Note: As an alternative to specifying MU0=$\mu _0$, you can read a predetermined value for $\mu _0$ from the variable _MEAN_ in a LIMITS= data set.

See Example 9.6.

NOREADLIMITS

specifies that control limit parameters for each process listed in the MACHART statement are not to be read from the LIMITS= data set specified in the PROC MACONTROL statement.

The following example illustrates the NOREADLIMITS option:

proc macontrol data=Pistons limits=Diamlim;
   machart Diameter*Hour;
   machart Diameter*Hour / noreadlimits span=3;
run;

The first MACHART statement reads the control limits from the first observation in the data set Diamlim for which the variable _VAR_ is equal to 'Diameter' and the variable _SUBGRP_ is equal to 'Hour'. The second MACHART statement computes estimates of the process mean and standard deviation for the control limits from the measurements in the data set Pistons. Note that the second MACHART statement is equivalent to the following statements, which would be more commonly used:

proc macontrol data=Pistons;
   machart Diameter*Hour / span=3;
run;

For more information about reading control limit parameters from a LIMITS= data set, see the READLIMITS option later in this list.

READALPHA

specifies that the variable _ALPHA_, rather than the variable _SIGMAS_, is to be read from a LIMITS= data set when both variables are available in the data set. Thus the limits displayed are probability limits. If you do not specify the READALPHA option, then _SIGMAS_ is read by default.

READINDEX=’value’

reads control limit parameters from a LIMITS= data set (specified in the PROC MACONTROL statement) for each process listed in the MACHART statement. The control limit parameters for a particular process are read from the first observation in the LIMITS= data set for which

  • the value of _VAR_ matches process

  • the value of _SUBGRP_ matches the subgroup-variable

  • the value of _INDEX_ matches value

The value can be up to 48 characters and must be enclosed in quotes.

READLIMITS

specifies that control limit parameters are to be read from a LIMITS= data set specified in the PROC MACONTROL statement. The parameters for a particular process are read from the first observation in the LIMITS= data set for which

  • the value of _VAR_ matches process

  • the value of _SUBGRP_ matches the subgroup variable

Note: In SAS 6.10 and later releases, the READLIMITS option is not necessary.

SIGMA0=value

specifies a known (standard) value $\sigma _0$ for the process standard deviation $\sigma $. The value must be positive. By default, the MACONTROL procedure estimates $\sigma $ from the data using the formulas given in Methods for Estimating the Standard Deviation.

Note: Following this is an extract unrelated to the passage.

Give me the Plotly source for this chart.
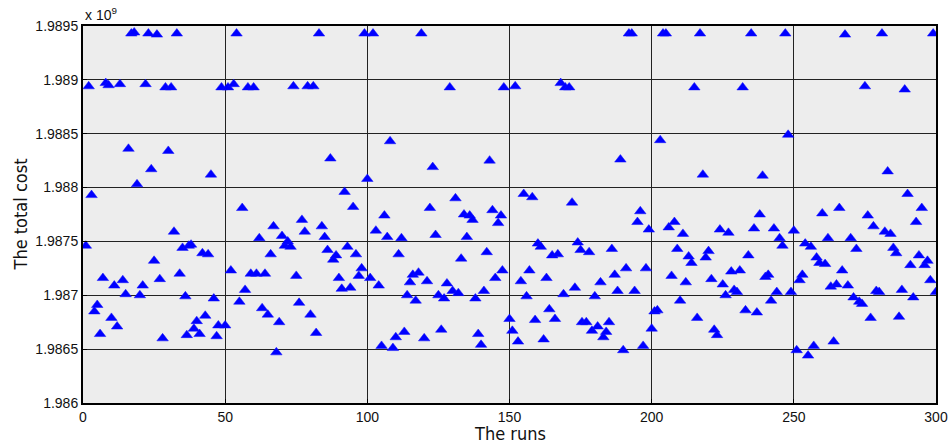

Note: As an alternative to specifying SIGMA0=$\sigma _0$, you can read a predetermined value for $\sigma _0$ from the variable _STDDEV_ in a LIMITS= data set.

SIGMAS=value

specifies the width of the control limits in terms of the multiple k of the standard error of the plotted moving averages on the chart. The value of k must be positive. By default, k = 3 and the control limits are $3\sigma $ limits.

SPAN=value

specifies the number of terms used to calculate the moving average (value is an integer greater than 1). The SPAN= option is required unless you read control limit parameters from a LIMITS= data set or a TABLE= data set. See Plotted Points and Choosing the Span of the Moving Average for details.